Наконец – Отечество. Это понятие в начале XIX века ещё не было политизировано, как позже, при национализме. Оно означало конкретную землю: ту деревню, тот лес, те поля, где родился и вырос солдат. Когда в 1812 году французы перешли Неман, эта абстракция обрела плоть и кровь. Война стала не имперской авантюрой, а защитой дома. Как писал Клаузевиц, наблюдавший за русской армией в 1812 году, «русский солдат сражался не за карты Европы, а за свою избу, за свою соху, за свою веру – и потому был непобедим» (Клаузевиц, «О войне», 1832/2022, кн. 6, гл. 26).

Франция: нация, император, слава

А теперь перенесёмся в лагерь Великой армии под Ульмом в 1805 году. Здесь всё иначе. Солдат – не крепостной, а гражданин. Он не клянётся в верности помазаннику Божьему, а присягает на верность Республике, а позже – Императору как воплощению национальной воли. Его мотивация строится не на религиозном страхе перед адом, а на светских идеалах, унаследованных от Великой французской революции: свобода, равенство, братство – пусть и трансформированных в имперскую форму.

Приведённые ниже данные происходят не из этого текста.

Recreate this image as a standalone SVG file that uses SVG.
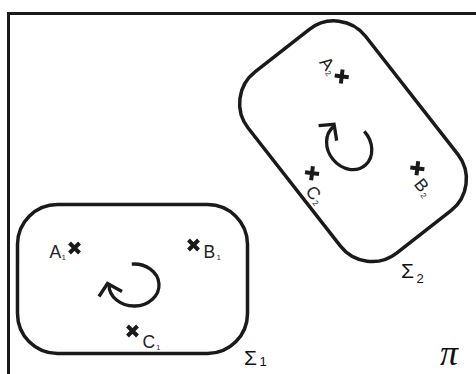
<svg xmlns="http://www.w3.org/2000/svg" width="476" height="374" viewBox="0 0 476 374">
  <defs>
    <style>
      .frame { fill: none; stroke: #1a1a1a; stroke-width: 3; }
      .region { fill: none; stroke: #1a1a1a; stroke-width: 3.5; }
      .cross { fill: none; stroke: #1a1a1a; stroke-width: 4; }
      .rot { fill: none; stroke: #1a1a1a; stroke-width: 3.3; stroke-linejoin: miter; }
      .lbl { font-family: "Liberation Sans", Arial, sans-serif; font-size: 17.5px; fill: #222; }
      .sub { font-family: "Liberation Sans", Arial, sans-serif; font-size: 8px; fill: #333; }
      .sig { font-family: "Liberation Sans", Arial, sans-serif; font-size: 21px; fill: #111; }
      .sigsub { font-family: "Liberation Sans", Arial, sans-serif; font-size: 13px; fill: #111; }
      .pi { font-family: "Liberation Serif", "Times New Roman", serif; font-style: italic; font-size: 36px; fill: #111; }
    </style>
  </defs>

  <g id="plane">
    <path class="frame" d="M8.5,374 V13.5 H476"/>
    <text class="pi" x="440" y="365">π</text>
  </g>

  <g id="sigma1">
    <rect class="region" x="17.5" y="204.5" width="230" height="149" rx="40" ry="40"/>
    <path class="cross" d="M69.5,243 L79.5,253 M69.5,253 L79.5,243"/>
    <text class="lbl" x="49.5" y="257.5">A</text><text class="sub" x="61.5" y="259.5">1</text>
    <path class="cross" d="M188.5,240 L198.5,250 M188.5,250 L198.5,240"/>
    <text class="lbl" x="203.5" y="258">B</text><text class="sub" x="216.5" y="259.5">1</text>
    <path class="cross" d="M127.5,326 L137.5,336 M127.5,336 L137.5,326"/>
    <text class="lbl" x="142.5" y="348">C</text><text class="sub" x="156" y="349.5">1</text>
    <path class="rot" d="M131.8,264.1 A25,21 0 1,1 109,285"/>
    <path class="rot" d="M99,296.5 L107.5,283.5 L122,291.5"/>
    <text class="sig" x="244" y="365">Σ</text><text class="sigsub" x="259.5" y="366">1</text>
  </g>

  <g id="sigma2">
    <g transform="translate(353 141.2) rotate(52) translate(-132.5 -279)">
      <rect class="region" x="17.5" y="204.5" width="230" height="149" rx="40" ry="40"/>
      <path class="cross" d="M69.5,243 L79.5,253 M69.5,253 L79.5,243"/>
      <text class="lbl" x="49.5" y="257.5">A</text><text class="sub" x="61.5" y="259.5">2</text>
      <path class="cross" d="M188.5,240 L198.5,250 M188.5,250 L198.5,240"/>
      <text class="lbl" x="203.5" y="258">B</text><text class="sub" x="216.5" y="259.5">2</text>
      <path class="cross" d="M127.5,326 L137.5,336 M127.5,336 L137.5,326"/>
      <text class="lbl" x="142.5" y="348">C</text><text class="sub" x="156" y="349.5">2</text>
      <path class="rot" d="M131.8,264.1 A25,21 0 1,1 109,285"/>
      <path class="rot" d="M99,296.5 L107.5,283.5 L122,291.5"/>
    </g>
    <text class="sig" x="401" y="278">Σ</text><text class="sigsub" x="416.5" y="283">2</text>
  </g>

  <g id="connectors"/>
</svg>
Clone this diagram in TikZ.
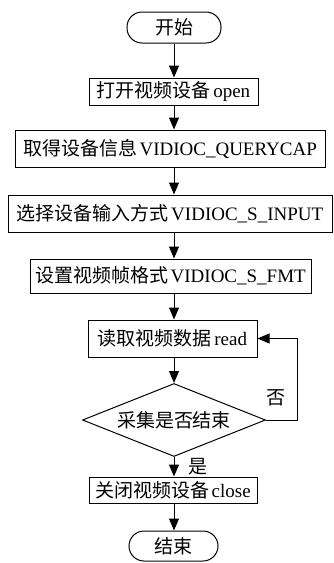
\documentclass[tikz,border=0pt]{standalone}
\usepackage{fontspec}
\setmainfont{Liberation Serif}
\newfontfamily\cjk{Noto Sans CJK SC}
\usetikzlibrary{arrows.meta,shapes.geometric}

\newcommand{\zh}[1]{{\cjk #1}\hspace{2.5pt}}

\tikzset{
  base/.style={draw, line width=1pt, inner sep=0pt, align=center,
    font=\fontsize{19}{22}\selectfont},
  stepbox/.style={base, rectangle},
  termbox/.style={base, rectangle, rounded corners=15pt},
  testbox/.style={base, diamond, aspect=2.5},
  flow/.style={line width=1pt, -{Triangle[width=10pt,length=12pt]}}
}

\begin{document}
\begin{tikzpicture}
  \useasboundingbox (0pt,0pt) rectangle (333pt,-563pt);
  \node[termbox, minimum width=94pt, minimum height=31pt] (start) at (174pt,-27.5pt) {{\cjk 开始}};
  \node[stepbox, minimum width=169pt, minimum height=27pt] (open) at (173.5pt,-91.5pt) {\zh{打开视频设备}open};
  \node[stepbox, minimum width=310pt, minimum height=37pt] (query) at (170pt,-148.5pt) {\zh{取得设备信息}VIDIOC\_QUERYCAP};
  \node[stepbox, minimum width=324pt, minimum height=37pt] (input) at (170pt,-213.5pt) {\zh{选择设备输入方式}VIDIOC\_S\_INPUT};
  \node[stepbox, minimum width=281pt, minimum height=34pt] (fmt) at (170.5pt,-276pt) {\zh{设置视频帧格式}VIDIOC\_S\_FMT};
  \node[stepbox, minimum width=169pt, minimum height=37pt] (read) at (172.5pt,-338.5pt) {\zh{读取视频数据}read};
  \node[testbox, minimum width=183pt, minimum height=73pt] (done) at (174pt,-420pt) {{\cjk 采集是否结束}};
  \node[stepbox, minimum width=168pt, minimum height=26pt] (close) at (173pt,-490pt) {\zh{关闭视频设备}close};
  \node[termbox, minimum width=89pt, minimum height=30pt] (stop) at (173.5pt,-546pt) {{\cjk 结束}};

  \draw[flow] (start.south) -- (start.south |- open.north);
  \draw[flow] (start.south |- open.south) -- (start.south |- query.north);
  \draw[flow] (start.south |- query.south) -- (start.south |- input.north);
  \draw[flow] (start.south |- input.south) -- (start.south |- fmt.north);
  \draw[flow] (start.south |- fmt.south) -- (start.south |- read.north);
  \draw[flow] (start.south |- read.south) -- (done.north);
  \draw[flow] (done.south) -- (done.south |- close.north);
  \draw[flow] (done.south |- close.south) -- (done.south |- stop.north);

  \coordinate (bend) at (297pt,-420pt);
  \draw[flow] (done.east) -- (bend) |- (read.east);

  \node[font=\fontsize{19}{22}\selectfont\cjk] (no) at (276pt,-398pt) {否};
  \node[font=\fontsize{19}{22}\selectfont\cjk] (yes) at (198pt,-467pt) {是};
\end{tikzpicture}
\end{document}
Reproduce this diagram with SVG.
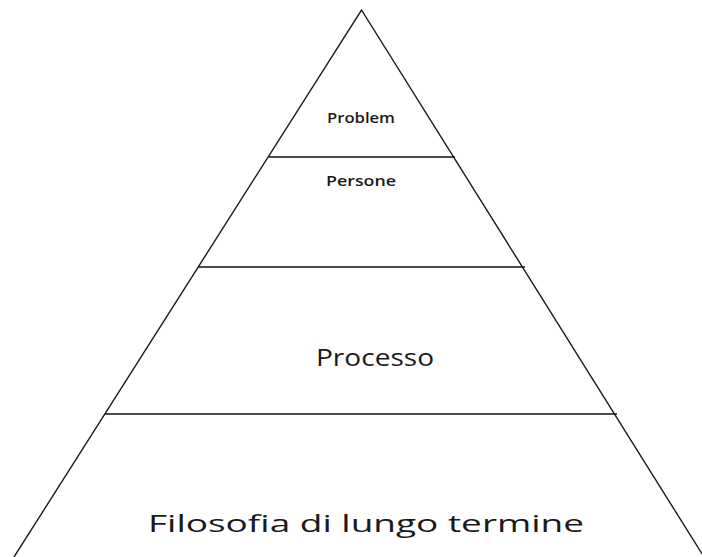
<svg xmlns="http://www.w3.org/2000/svg" width="702" height="557" viewBox="0 0 702 557">
  <style>
    .edge { stroke: #1a1a1a; stroke-width: 1.4; fill: none; }
    .tier { stroke: #111; stroke-width: 1.6; }
    .small { font-family: "Open Sans", "Liberation Sans", sans-serif; font-size: 14px; font-weight: 600; fill: #1a1a1a; text-anchor: middle; }
    .big { font-family: "Open Sans", "Liberation Sans", sans-serif; font-size: 24px; fill: #1a1a1a; text-anchor: middle; }
  </style>
  <rect width="702" height="557" fill="#ffffff"/>
  <!-- pyramid outline and tier dividers -->
  <g id="connectors">
    <polyline class="edge" points="14,557 361.5,10 704,557"/>
    <line class="tier" x1="269" y1="157" x2="455" y2="157"/>
    <line class="tier" x1="198" y1="267" x2="525" y2="267"/>
    <line class="tier" x1="105" y1="414" x2="617" y2="414"/>
  </g>
  <g id="problem">
    <text class="small" x="361" y="123" textLength="68" lengthAdjust="spacingAndGlyphs">Problem</text>
  </g>
  <g id="persone">
    <text class="small" x="361" y="186" textLength="70" lengthAdjust="spacingAndGlyphs">Persone</text>
  </g>
  <g id="processo">
    <text class="big" x="375" y="366" textLength="118" lengthAdjust="spacingAndGlyphs">Processo</text>
  </g>
  <g id="filosofia">
    <text class="big" x="366" y="532" textLength="436" lengthAdjust="spacingAndGlyphs">Filosofia di lungo termine</text>
  </g>
</svg>
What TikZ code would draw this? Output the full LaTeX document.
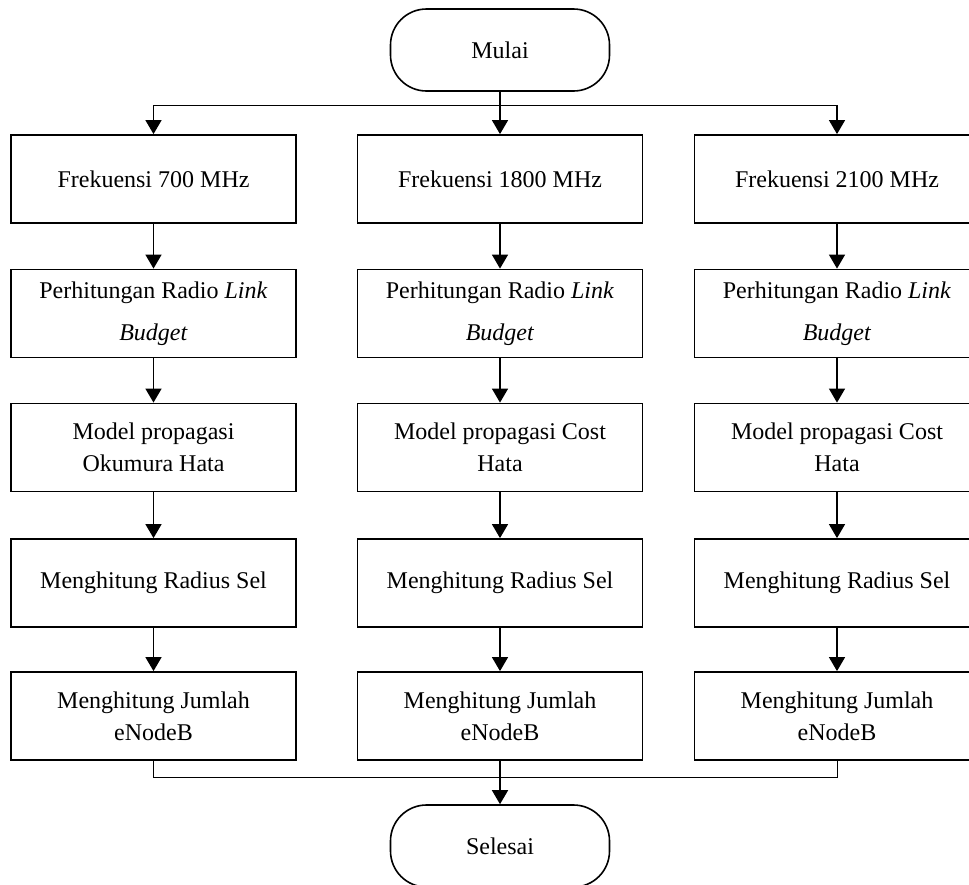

Ключевым здесь было понятие нации. Не как этнической общности, а как политического сообщества свободных граждан. Как писал историк Дэвид Белл в своём исследовании «Рождение нации» (переиздание 2025 г.), «Наполеон сумел соединить революционный идеал нации-народа с имперской дисциплиной: солдат сражался не за короля, а за Францию – и тем самым за самого себя как гражданина» (Белл, 2025, с. 218). Эта идея работала особенно сильно на окраинах империи – в Италии, Голландии, Германии, где местные жители вступали в наполеоновские полки, видя в них инструмент освобождения от старых монархий.

Но главным двигателем мотивации стал, конечно, сам Наполеон. Культ императора был выстроен с невероятной тщательностью. Он не был далёким монархом в дворце – он был своим. Солдаты знали, что Бонапарт спит на голой земле вместе с ними, ест солдатский суп, лично осматривает раненых в лазаретах. Как писал в мемуарах один из гренадеров Императорской гвардии: «Он подходил к костру, садился на бочку, спрашивал, как еда, нет ли вшей. И когда он говорил „ребята“, мы готовы были лезть на штыки» (цит. по: Марли, 2024, с. 89). Это был не покровитель, а первый среди равных – гений, но не бог.